The opinion of the court was delivered by: Sheila K. Oberto United States Magistrate Judge
FINDINGS AND RECOMMENDATIONS THAT PLAINTIFF'S COMPLAINT BE DISMISSED WITHOUT PREJUDICE (Doc. 1) OBJECTIONS DUE: 30 DAYS
Plaintiff Curtis Hardy is a state prisoner proceeding pro se and in forma pauperis in this civil rights action pursuant to 42 U.S.C. § 1983. Plaintiff filed his complaint on July 16, 2010. Plaintiff alleges that his attorney and the judge who presided over his criminal case forced him to accept a plea bargain for a crime he did not commit. Plaintiff also asserts that the defendant, Ronald Powell ("Defendant"), refused to prepare a legitimate defense in his criminal case. Plaintiff further contends that, although he was eventually coerced by Defendant into accepting a four-year plea bargain, the presiding judge ultimately sentenced him to sixteen years in state prison. Plaintiff avers that the conduct of his attorney and the judge in his criminal case violated his right to due process under the Fifth Amendment. Plaintiff is seeking an order requiring a federal criminal investigation of the Defendant's conduct and an award of monetary damages in the amount of ten million dollars.
The Court is required to screen complaints brought by prisoners seeking relief against a governmental entity or officer or employee of a governmental entity. 28 U.S.C. § 1915A(a). The Court must dismiss a complaint or portion thereof if the prisoner has raised claims that are legally "frivolous or malicious," that fail to state a claim upon which relief may be granted, or that seek monetary relief from a defendant who is immune from such relief. 28 U.S.C. § 1915A(b)(1), (2). "Notwithstanding any filing fee, or any portion thereof, that may have been paid, the court shall dismiss the case at any time if the court determines that . . . the action or appeal . . . fails to state a claim upon which relief may be granted." 28 U.S.C. § 1915(e)(2)(B)(ii).
When a prisoner challenges the legality or duration of his custody, or raises a constitutional challenge which could entitle him to an earlier release, his sole federal remedy is a writ of habeas corpus. Wilkinson v. Dotson, 544 U.S. 74, 78-82, 125 S.Ct. 1242, 1245-48 (2005); Preiser v. Rodriguez, 411 U.S. 475, 500, 93 S.Ct. 1827, 1841 (1973). Moreover, when seeking relief for an allegedly unconstitutional conviction or imprisonment, "a [Section] 1983 plaintiff must prove that the conviction or sentence has been reversed on direct appeal, expunged by executive order, declared invalid by a state tribunal authorized to make such determination, or called into question by a federal court's issuance of a writ of habeas corpus, 28 U.S.C. § 2254." Heck v. Humphrey, 512 U.S. 477, 486-87, 114 S.Ct. 2364, 2372 (1994). "A claim . . . bearing that relationship to a conviction or sentence that has not been so invalidated is not cognizable under [Section] 1983." Id. at 487, 114 S.Ct. at 2372.

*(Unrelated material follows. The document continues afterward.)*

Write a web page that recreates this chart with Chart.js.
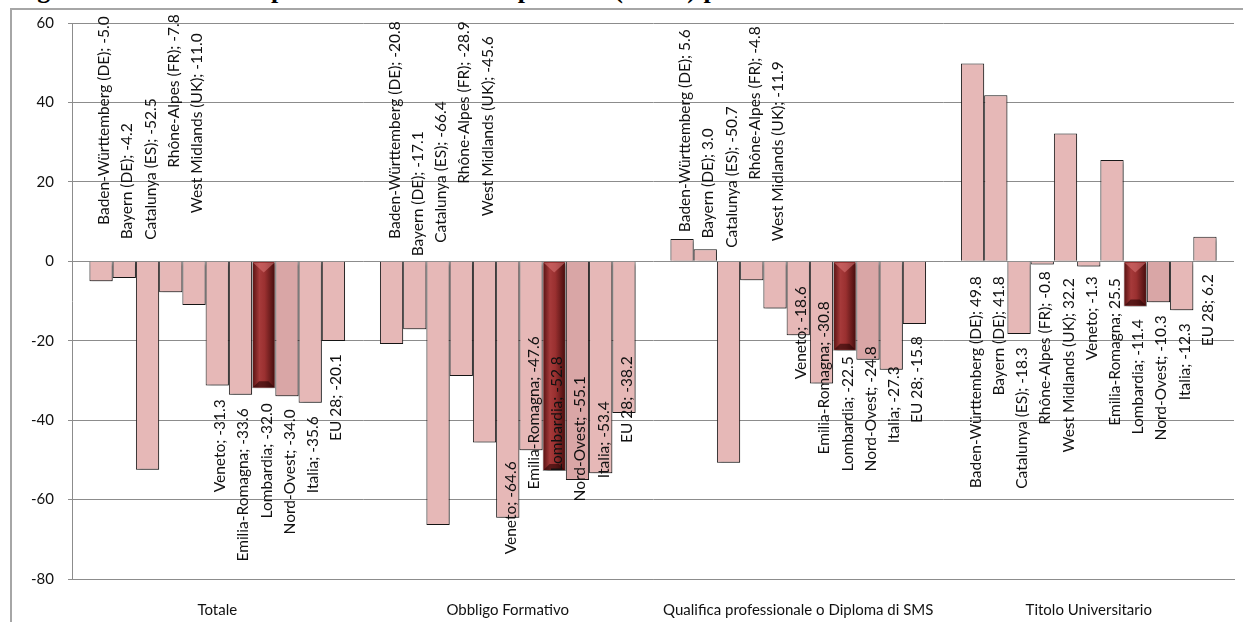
<!DOCTYPE html>
<html>
<head>
<meta charset="utf-8">
<script src="https://cdn.jsdelivr.net/npm/chart.js@4.4.0/dist/chart.umd.min.js"></script>
<style>
  html, body { margin: 0; padding: 0; background: #fff; }
  #wrap { position: relative; width: 1243px; height: 622px; overflow: hidden; }
  #title {
    position: absolute; left: 13px; top: -25px; white-space: nowrap;
    font-family: "Liberation Serif", "DejaVu Serif", serif; font-weight: bold;
    font-size: 26px; color: #000; letter-spacing: 0.6px;
  }
  #frame {
    position: absolute; left: 10px; top: 8px; width: 1300px; height: 700px;
    border-left: 2px solid #a6a6a6; border-top: 2px solid #a6a6a6;
  }
  canvas { position: absolute; left: 0; top: 0; }
</style>
</head>
<body>
<div id="wrap">
  <div id="title">Figura 15: variazione percentuale dell'occupazione (15-64) per titolo di studio tra il 2008 e il 2014</div>
  <div id="frame"></div>
  <canvas id="chart" width="1243" height="622"></canvas>
</div>
<script>
// categories on the x axis
const categories = ["Totale", "Obbligo Formativo", "Qualifica professionale o Diploma di SMS", "Titolo Universitario"];

// one series per region, values in the order of the categories
const regions = ["Baden-Württemberg (DE)", "Bayern (DE)", "Catalunya (ES)", "Rhône-Alpes (FR)", "West Midlands (UK)",
                 "Veneto", "Emilia-Romagna", "Lombardia", "Nord-Ovest", "Italia", "EU 28"];
const badenWurttemberg = [-5.0, -20.8, 5.6, 49.8];
const bayern = [-4.2, -17.1, 3.0, 41.8];
const catalunya = [-52.5, -66.4, -50.7, -18.3];
const rhoneAlpes = [-7.8, -28.9, -4.8, -0.8];
const westMidlands = [-11.0, -45.6, -11.9, 32.2];
const veneto = [-31.3, -64.6, -18.6, -1.3];
const emiliaRomagna = [-33.6, -47.6, -30.8, 25.5];
const lombardia = [-32.0, -52.8, -22.5, -11.4];
const nordOvest = [-34.0, -55.1, -24.8, -10.3];
const italia = [-35.6, -53.4, -27.3, -12.3];
const eu28 = [-20.1, -38.2, -15.8, 6.2];

// y axis range and step
const yMin = -80, yMax = 60, yStep = 20;

const seriesValues = [badenWurttemberg, bayern, catalunya, rhoneAlpes, westMidlands,
                      veneto, emiliaRomagna, lombardia, nordOvest, italia, eu28];

// where each data label ends (top of the rotated text), px from the zero line,
// one row per category (labels were dragged by hand in the original)
const labelTop = [
    [-245, -138, -163, -247, -228, 138, 147, 142, 148, 155, 93],
    [-240, -130, -160, -240, -225, 200, 75, 95, 115, 140, 95],
    [-232, -133, -155, -235, -200, 25, 40, 95, 85, 105, 75],
    [15, 15, 86, 10, 17, 15, 17, 58, 54, 62, 13]
];

const pink = "#e6b8b7";
const darkPink = "#d9a6a6";
const FONT = "Lato, 'Open Sans', sans-serif";

function fillFor(i) {
    if (i === 7) return "#8e2a2a";
    if (i === 8) return darkPink;
    return pink;
}

const datasets = regions.map((name, i) => ({
    label: name,
    data: seriesValues[i],
    backgroundColor: fillFor(i),
    borderColor: i === 7 ? "#9a9a9a" : "#1a1a1a",
    borderWidth: 1,
    barPercentage: 1.0,
    categoryPercentage: 0.88
}));

// soft drop shadow under the bars
const shadowPlugin = {
    id: "shadow",
    beforeDatasetDraw(chart) {
        const ctx = chart.ctx;
        ctx.save();
        ctx.shadowColor = "rgba(0,0,0,0.35)";
        ctx.shadowBlur = 3;
        ctx.shadowOffsetX = 2;
        ctx.shadowOffsetY = 2;
    },
    afterDatasetDraw(chart) {
        chart.ctx.restore();
    }
};

// bevelled look for Lombardia
const bevelPlugin = {
    id: "bevel",
    afterDatasetDraw(chart, args) {
        if (args.index !== 7) return;
        const ctx = chart.ctx;
        args.meta.data.forEach((bar) => {
            const p = bar.getProps(["x", "y", "base", "width"], true);
            const left = p.x - p.width / 2 + 1, w = p.width - 2;
            const top = Math.min(p.y, p.base) + 1, h = Math.abs(p.base - p.y) - 2;
            const g = ctx.createLinearGradient(left, 0, left + w, 0);
            g.addColorStop(0, "#5e1515");
            g.addColorStop(0.3, "#a63a3a");
            g.addColorStop(0.55, "#9a3030");
            g.addColorStop(1, "#4a0f0f");
            ctx.save();
            ctx.fillStyle = g;
            ctx.fillRect(left, top, w, h);
            const b = Math.min(6, h / 2);
            // light bevel on the top edge
            ctx.fillStyle = "rgba(220,120,120,0.55)";
            ctx.beginPath();
            ctx.moveTo(left, top);
            ctx.lineTo(left + w, top);
            ctx.lineTo(left + w / 2, top + b * 1.6);
            ctx.closePath();
            ctx.fill();
            // dark bevel on the bottom edge
            ctx.fillStyle = "rgba(40,5,5,0.6)";
            ctx.beginPath();
            ctx.moveTo(left, top + h);
            ctx.lineTo(left + w, top + h);
            ctx.lineTo(left + w - b, top + h - b);
            ctx.lineTo(left + b, top + h - b);
            ctx.closePath();
            ctx.fill();
            ctx.restore();
        });
    }
};

// rotated data labels "Region; value"
const labelPlugin = {
    id: "labels",
    afterDatasetsDraw(chart) {
        const ctx = chart.ctx;
        const zero = chart.scales.y.getPixelForValue(0);
        ctx.save();
        ctx.font = "15.5px " + FONT;
        ctx.fillStyle = "#111";
        ctx.textAlign = "right";
        ctx.textBaseline = "middle";
        chart.data.datasets.forEach((ds, i) => {
            const meta = chart.getDatasetMeta(i);
            meta.data.forEach((bar, j) => {
                const text = ds.label + "; " + ds.data[j].toFixed(1);
                ctx.save();
                ctx.translate(bar.x + 3, zero + labelTop[j][i]);
                ctx.rotate(-Math.PI / 2);
                ctx.fillText(text, 0, 0);
                ctx.restore();
            });
        });
        ctx.restore();
    }
};

const ctx = document.getElementById("chart").getContext("2d");
new Chart(ctx, {
    type: "bar",
    data: { labels: categories, datasets: datasets },
    options: {
        responsive: false,
        animation: false,
        devicePixelRatio: 1,
        layout: { padding: { left: 0, right: 9, top: 21, bottom: 0 } },
        plugins: { legend: { display: false }, tooltip: { enabled: false } },
        scales: {
            x: {
                grid: { display: false, drawTicks: false },
                border: { display: true, color: "#8c8c8c", width: 1 },
                ticks: { padding: 22, color: "#111", font: { family: FONT, size: 15 } },
                afterFit(scale) { scale.height = 43; }
            },
            y: {
                min: yMin, max: yMax,
                ticks: { stepSize: yStep, padding: 14, color: "#111", font: { family: FONT, size: 15 } },
                grid: { color: "#8c8c8c", lineWidth: 1, tickLength: 4 },
                border: { display: true, color: "#8c8c8c", width: 1 },
                afterFit(scale) { scale.width = 72; }
            }
        }
    },
    plugins: [shadowPlugin, bevelPlugin, labelPlugin]
});
</script>
</body>
</html>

At this time, Plaintiff may not bring a civil rights action related to the legality of his criminal conviction or the length of his sentence. Plaintiff's sole remedy is to file a petition for writ of habeas corpus. The Court notes that a petitioner who is in state custody and wishes to challenge collaterally a conviction by a petition for writ of habeas corpus must exhaust state judicial remedies. 28 U.S.C. § 2254(b)(1). The exhaustion doctrine is based on comity to the state court and gives the state court the initial opportunity to correct the state's alleged constitutional deprivations. Coleman v. Thompson, 501 U.S. 722, 731 (1991); Rose v. Lundy, 455 U.S. 509, 518 (1982); Buffalo v. Sunn, 854 F.2d 1158, 1162-63 (9th Cir. 1988).
Accordingly, the Court HEREBY RECOMMENDS that this action be dismissed, without prejudice, based on Plaintiff's failure to state a claim upon which relief may be granted under section 1983. Plaintiff cannot cure the above deficiencies, and leave to amend would be futile.
These findings and recommendations will be submitted to the Honorable Lawrence J. O'Neill, pursuant to the provisions of 28 U.S.C. § 636(b)(1). Within thirty (30) days after being served with these Findings and Recommendations, Plaintiff may file written objections with the Court. The document should be captioned "Objections to Magistrate Judge's Findings and Recommendations." Plaintiff is advised that failure to file objections within the specified time may waive the right to appeal the District Court's order. Martinez v. Ylst, 951 F.2d 1153 (9th Cir. 1991).